I homeschool and I have found that choosing textbooks is *not* an easy task. Sometimes a book that looks great, scans well, seems to be full of the right kinds of information and activities turns out to be a nightmare to teach from. Frankly, it usually takes me a good six months teaching from a particular book to really develop a useful opinion of it, enough of an opinion to be confident recommending a text for a district adoption, for example.
Maybe I just like doing things the hard way and I should hire a curriculum specialist to choose my resources for me.
But you left out the most depressing statistic from their poll.
--Fifty-five percent (55%) say the government does not spend enough money on public education.
It's one of those questions where I have to answer "It depends." I've met teachers (and so have others on KTM judging by comments) who think Investigations and EM are simply wonderful and they wished THEY had been taught math like this, etc, ad nauseum. I've met parents who have said the same thing. As far as schools picking the textbooks, well, that's what happened in my daughter's school. The District adopted a list of texts that could be used, and if you picked one of those, the District picked up the tab rather than the school. EM was one of the choices, but there were others that were fairly decent. The principal of the school selected EM.

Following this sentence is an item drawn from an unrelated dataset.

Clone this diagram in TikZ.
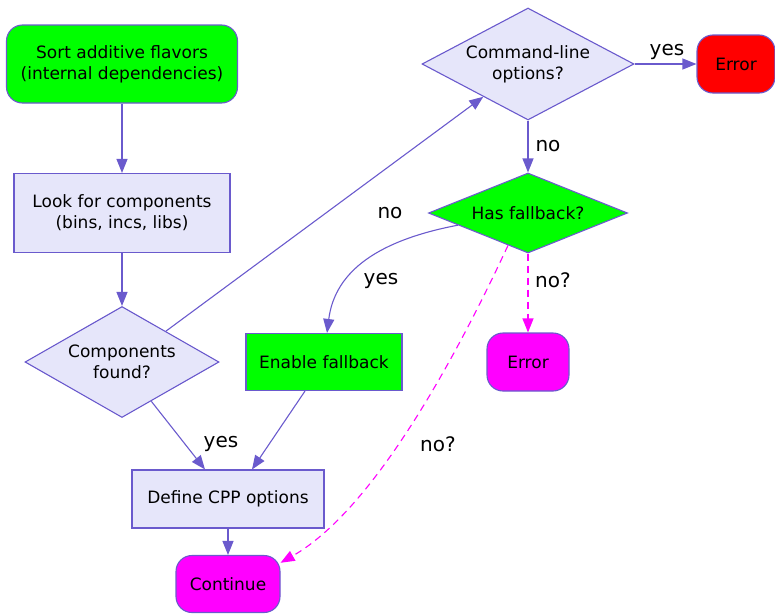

The problem is the level of ed school thoughtworld has penetrated all levels of decision making. Newspaper articles reporting on the "math wars" hide behind their "balanced approach" of reporting and generally cast a favorable spin toward the inquiry based programs, and pay lip service to the dissenters, generally casting them in the light of curmudgeons and pains in the ass. Far easier to write a story that way, with the dissenters being presented as a "small vocal minority" than to go into any kind of meaningful detail--this despite (or because of) advice from experts such as Richard Colvin (former ed writer for LA Times who now teaches at Hechinger Institute for Education and the Media. Or Jay Mathews who has considerable readership, yet considers the math wars to be not worth reporting on because he views at as two groups of smart people calling each other names. Well, it's a concise description at any rate, and one he happens to be proud of.
All textbooks are not equal. Only subject matter experts would know the difference, and those are becoming fewer in the EdWorld.

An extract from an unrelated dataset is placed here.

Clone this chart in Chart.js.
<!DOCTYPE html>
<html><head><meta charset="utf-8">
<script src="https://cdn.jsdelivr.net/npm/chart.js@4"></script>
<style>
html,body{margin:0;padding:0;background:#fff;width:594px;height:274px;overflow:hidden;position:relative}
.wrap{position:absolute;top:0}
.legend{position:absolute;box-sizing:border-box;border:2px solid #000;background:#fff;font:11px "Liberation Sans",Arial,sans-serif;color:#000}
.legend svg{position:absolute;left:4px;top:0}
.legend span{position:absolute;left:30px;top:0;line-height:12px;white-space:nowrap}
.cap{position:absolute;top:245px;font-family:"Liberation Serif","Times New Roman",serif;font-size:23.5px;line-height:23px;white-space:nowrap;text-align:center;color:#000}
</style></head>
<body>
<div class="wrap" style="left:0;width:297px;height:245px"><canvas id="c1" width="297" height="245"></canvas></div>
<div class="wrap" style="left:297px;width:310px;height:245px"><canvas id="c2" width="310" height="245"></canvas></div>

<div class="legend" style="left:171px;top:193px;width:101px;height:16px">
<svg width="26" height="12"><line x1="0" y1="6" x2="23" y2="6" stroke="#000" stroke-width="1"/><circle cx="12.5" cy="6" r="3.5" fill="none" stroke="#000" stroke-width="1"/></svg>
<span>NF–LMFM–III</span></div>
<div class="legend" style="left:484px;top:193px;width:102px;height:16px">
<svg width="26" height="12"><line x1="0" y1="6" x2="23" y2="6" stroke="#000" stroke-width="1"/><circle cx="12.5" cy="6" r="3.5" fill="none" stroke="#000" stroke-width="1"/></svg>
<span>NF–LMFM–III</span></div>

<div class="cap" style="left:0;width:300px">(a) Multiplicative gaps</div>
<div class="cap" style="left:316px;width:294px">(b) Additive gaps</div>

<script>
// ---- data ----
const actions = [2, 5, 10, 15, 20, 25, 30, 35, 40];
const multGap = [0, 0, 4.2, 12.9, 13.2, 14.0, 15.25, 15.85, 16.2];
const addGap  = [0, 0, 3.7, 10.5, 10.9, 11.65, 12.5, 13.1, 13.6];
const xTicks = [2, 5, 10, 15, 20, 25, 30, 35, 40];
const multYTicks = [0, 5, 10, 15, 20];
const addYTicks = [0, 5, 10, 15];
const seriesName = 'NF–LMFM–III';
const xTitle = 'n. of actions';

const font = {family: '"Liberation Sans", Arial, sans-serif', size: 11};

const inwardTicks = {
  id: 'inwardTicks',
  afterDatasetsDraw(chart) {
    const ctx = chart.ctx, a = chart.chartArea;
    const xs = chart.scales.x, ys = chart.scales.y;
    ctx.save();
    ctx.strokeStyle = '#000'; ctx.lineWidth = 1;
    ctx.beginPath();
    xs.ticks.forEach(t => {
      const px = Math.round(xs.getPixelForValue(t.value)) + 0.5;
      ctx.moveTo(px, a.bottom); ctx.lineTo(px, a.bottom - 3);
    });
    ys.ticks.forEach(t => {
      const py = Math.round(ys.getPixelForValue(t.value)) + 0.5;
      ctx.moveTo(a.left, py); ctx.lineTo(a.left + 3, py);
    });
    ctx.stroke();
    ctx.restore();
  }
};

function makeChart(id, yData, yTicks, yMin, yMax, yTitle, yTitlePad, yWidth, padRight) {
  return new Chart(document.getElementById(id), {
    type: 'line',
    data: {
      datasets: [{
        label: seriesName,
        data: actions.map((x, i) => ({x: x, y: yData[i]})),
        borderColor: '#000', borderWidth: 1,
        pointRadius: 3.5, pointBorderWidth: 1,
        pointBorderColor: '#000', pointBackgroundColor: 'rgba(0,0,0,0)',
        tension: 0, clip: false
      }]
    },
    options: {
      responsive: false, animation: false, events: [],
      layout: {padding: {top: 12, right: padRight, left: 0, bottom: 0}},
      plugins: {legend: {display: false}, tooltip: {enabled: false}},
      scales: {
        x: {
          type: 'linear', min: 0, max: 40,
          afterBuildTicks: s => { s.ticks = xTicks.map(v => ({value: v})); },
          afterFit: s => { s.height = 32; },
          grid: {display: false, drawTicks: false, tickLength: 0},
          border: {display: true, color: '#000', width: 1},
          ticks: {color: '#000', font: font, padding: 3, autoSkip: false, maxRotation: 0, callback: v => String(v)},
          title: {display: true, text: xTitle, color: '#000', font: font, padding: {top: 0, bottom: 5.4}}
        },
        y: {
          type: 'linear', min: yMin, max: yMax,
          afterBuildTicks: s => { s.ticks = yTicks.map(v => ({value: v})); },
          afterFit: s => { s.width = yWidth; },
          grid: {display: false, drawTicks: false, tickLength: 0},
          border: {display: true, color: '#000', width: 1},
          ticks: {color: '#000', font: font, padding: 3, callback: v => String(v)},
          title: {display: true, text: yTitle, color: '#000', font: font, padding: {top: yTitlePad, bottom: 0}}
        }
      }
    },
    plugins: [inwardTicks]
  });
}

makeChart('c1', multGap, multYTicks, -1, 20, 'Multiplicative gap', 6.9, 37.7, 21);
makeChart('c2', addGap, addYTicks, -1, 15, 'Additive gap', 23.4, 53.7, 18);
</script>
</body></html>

If they were aware... How would parents feel about that?
"Well, it's a concise description at any rate, and one he happens to be proud of."
Ignorance is bliss. It's quite amazing how little newspaper and other articles have progressed on the subject in the last ten years. Many still take the idea of balance at face value. Nobody wants to get into the details. They talk about critical thinking, but they don't know what it means or requires.
What do they teach in schools of journalism; that it's OK not to do your homework? Do they teach them to find two sides (the most vocal or easiest to find) and quote everyone as equals? Do they think this is enough? Do they assume that the answer is somewhere in the middle? Our state newpaper's education reporters view everything as some sort of conflict between the union and administration.
It's just one more indicator to me that education decisions need to be turned over to parents; if not the selection of curricula, the choice of schools. I don't see how a top-down solution is possible. We've been here before.
What do they teach in schools of journalism
It's actually the same problem as with the curriculum specialists - journalism students study journalism, not math. So for an education story, they dutifully consult the experts... from Columbia Teacher's College. And since the experts are all in agreement that we're a bunch of cranks, well by gosh, that's how we're depicted in the papers.
i wasn't allowed to choose textbooks
as a *college professor*... in a small department.
and this is quite typical.
if your name isn't "mc graw-hill"
around here, it might as well be "mud".
who *cares* who *should* do it?
big money *does* it... and nobody's
going to stop 'em.
oh, but i think the bell
we put on the cat should
sound an "A" note to
incent our students to
like carrots.
oh, but i think the bell
we put on the cat should
sound an "F" note to
incent our students to
fear sticks.
but our experts say your experts
are a bunch of ivory tower elitists.
vlorbik a million miles away:
*i* think we should encourage
actual living humans not to
take lies seriously if they can
get out of it somehow.
ps: surveys?
feed not honest debate
but family feuds.
I don't have a problem with who picks the text; I have a problem who picks the content included in the text. Most of the newer math texts my district uses are so incomplete in explanations compared to the Space Era texts that they are jokes. The problem sets are just exercises, not problems that make a child think. A student cannot make up for a poor teacher by using these texts.
I suspect this is to increase the market in review books, as the review books (at least for NY Regents exams) do contain the explanations.
We bought an old Dolciani and an old Foerster to make up for poor and/or missing instruction in my kid's Int. Alg. I class. The Dolciani is for the symbolic and graphical explanations that the district chooses to omit and their text choice does poorly; the Foerster is for expansion on the verbal explanation that is given in class.
Owen - HI!
I am trying to sell the idea around these parts that:
IF A REAL MATHEMATICIAN WOULD NOT USE THIS BOOK WITH HIS CHILDREN, WE SHOULD NOT USE IT WITH OURS.
Basically: fine, let the teachers choose, but rule out the books mathematicians rule out.
Take 'em off the table.
Also - one can dream - possibly choose the FIELD-TESTED TEXTBOOK OVER THE GOOFY EXPERIMENTAL FUZZY TEXTBOOK.